The genomes

4. Analysing a genome

So, what does one do with a complete genome? After all, a sequenced genome consists only of so many bases in a defined order. Analysis is obviously necessary in order to obtain biologically interesting information.

The analysis of a genome covers many different aspects. Here follows a list of the most common ones, but it is clear that entirely novel ways of analysing a complete genome can be invented. The potential for interesting discoveries in the complete genomes is great; we have probably just scratched the surface so far.

Define the location of genes (coding sequences, regulatory regions): gene prediction (identification).
- Gene prediction ab initio using software based on rules and patterns. Find Open Reading Frames (ORFs), with some additional criteria. Fairly simple for bacteria, very difficult for eukaryotes.
- Gene identification through alignment with know proteins and EST sequences.
- Gene prediction through similarity with proteins or ESTs in other organisms.
- Gene prediction through comparison with other genomes; conserved regions may be coding or regulatory regions. Synteny.
Annotation of the genes: Identify with known genes, similarity with genes in other organisms. Essentially: labelling the gene.
Functional classification.
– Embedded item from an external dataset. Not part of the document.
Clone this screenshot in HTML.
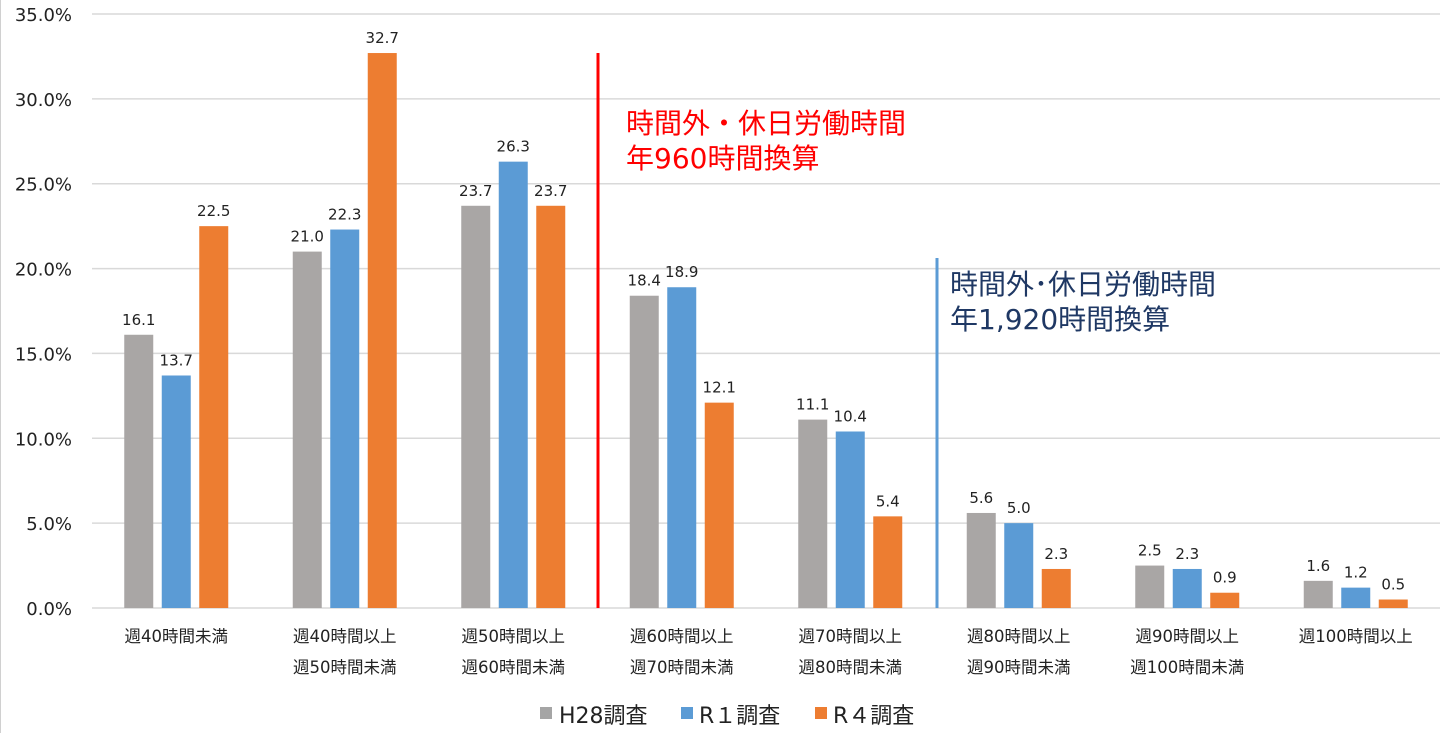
<!DOCTYPE html>
<html><head><meta charset="utf-8"><style>
body{margin:0;background:#fff;}
svg{display:block;font-family:"DejaVu Sans","Noto Sans CJK JP",sans-serif;}
</style></head><body>
<svg id="chart" width="1456" height="733">
<line x1="0.5" y1="0" x2="0.5" y2="733" stroke="#d0d0d0" stroke-width="1"/>
<g id="grid"></g><g id="bars"></g><g id="labels"></g>
<line x1="598" y1="53" x2="598" y2="608" stroke="#ff0000" stroke-width="3"/>
<line x1="937" y1="258" x2="937" y2="608" stroke="#5b9bd5" stroke-width="3"/>
<text x="626" y="133" font-size="28" fill="#ff0000"><tspan x="626">時間外・休日労働時間</tspan><tspan x="626" dy="35">年960時間換算</tspan></text>
<text x="950" y="294" font-size="28" fill="#1f3864"><tspan x="950">時間外･休日労働時間</tspan><tspan x="950" dy="35">年1,920時間換算</tspan></text>
<g>
<rect x="540" y="707" width="12" height="12" fill="#a5a5a5"/>
<text x="559" y="723" font-size="22" fill="#222">H28調査</text>
<rect x="681" y="707" width="12" height="12" fill="#5b9bd5"/>
<text x="699" y="723" font-size="22" fill="#222">R１調査</text>
<rect x="815" y="707" width="12" height="12" fill="#ed7d31"/>
<text x="833" y="723" font-size="22" fill="#222">R４調査</text>
</g>
</svg>
<script>
const categories1=["週40時間未満","週40時間以上","週50時間以上","週60時間以上","週70時間以上","週80時間以上","週90時間以上","週100時間以上"];
const categories2=["","週50時間未満","週60時間未満","週70時間未満","週80時間未満","週90時間未満","週100時間未満",""];
const h28=[16.1,21.0,23.7,18.4,11.1,5.6,2.5,1.6];
const r1=[13.7,22.3,26.3,18.9,10.4,5.0,2.3,1.2];
const r4=[22.5,32.7,23.7,12.1,5.4,2.3,0.9,0.5];
const yTicks=[0,5,10,15,20,25,30,35];
const seriesNames=["h28","r1","r4"];
const colors=["#a9a6a5","#5b9bd5","#ed7d31"];
const NS="http://www.w3.org/2000/svg";
const x0=92,x1=1440,y0=608,yTop=14,maxV=35;
const bw=(x1-x0)/categories1.length;
const ys=v=>y0-(v/maxV)*(y0-yTop);
const xc=i=>x0+bw*(i+0.5);
function mk(tag,attrs,parent){const e=document.createElementNS(NS,tag);for(const k in attrs)e.setAttribute(k,attrs[k]);parent.appendChild(e);return e;}
const grid=document.getElementById('grid'),bars=document.getElementById('bars'),labels=document.getElementById('labels');
yTicks.forEach(t=>{
 const l=mk('line',{x1:x0,x2:x1,y1:ys(t),y2:ys(t),stroke:'#d9d9d9','stroke-width':1.5},grid);
 
 
 const tx=mk('text',{x:72,y:ys(t)+7,'font-size':18,fill:'#222','text-anchor':'end'},grid);
 tx.textContent=t.toFixed(1)+'%';
 
 
});
const series=[h28,r1,r4];
categories1.forEach((c,i)=>{
 series.forEach((s,j)=>{
  const cx=xc(i)+(j-1)*37.5;
  const r=mk('rect',{x:cx-14.5,y:ys(s[i]),width:29,height:y0-ys(s[i]),fill:colors[j]},bars);
  
  
  const v=mk('text',{x:cx,y:ys(s[i])-10,'font-size':15,fill:'#222','text-anchor':'middle'},labels);
  v.textContent=s[i].toFixed(1);
  
  
 });
 const t1=mk('text',{x:xc(i),y:642,'font-size':16.5,fill:'#222','text-anchor':'middle'},labels);
 t1.textContent=c;
 
 
 if(categories2[i]){
  const t2=mk('text',{x:xc(i),y:673,'font-size':16.5,fill:'#222','text-anchor':'middle'},labels);
  t2.textContent=categories2[i];
  
  
 }
});
</script>
</body></html>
Broad groups of functional characterization, such as 'ribosomal proteins', 'nucleotide metabolism', 'signal transduction'.
Metabolic pathways.
- Are any common pathways missing?
- Are there 'gaps' (missing enzymes) in some pathways?
- Compare identified pathways with the life style of the organism.
Evolutionary history
- Internal genome duplications can sometimes be detected.
- Gene decay can sometimes be characterized: genes that are on their 'way out' after duplication, or because the life style of the organism has changed.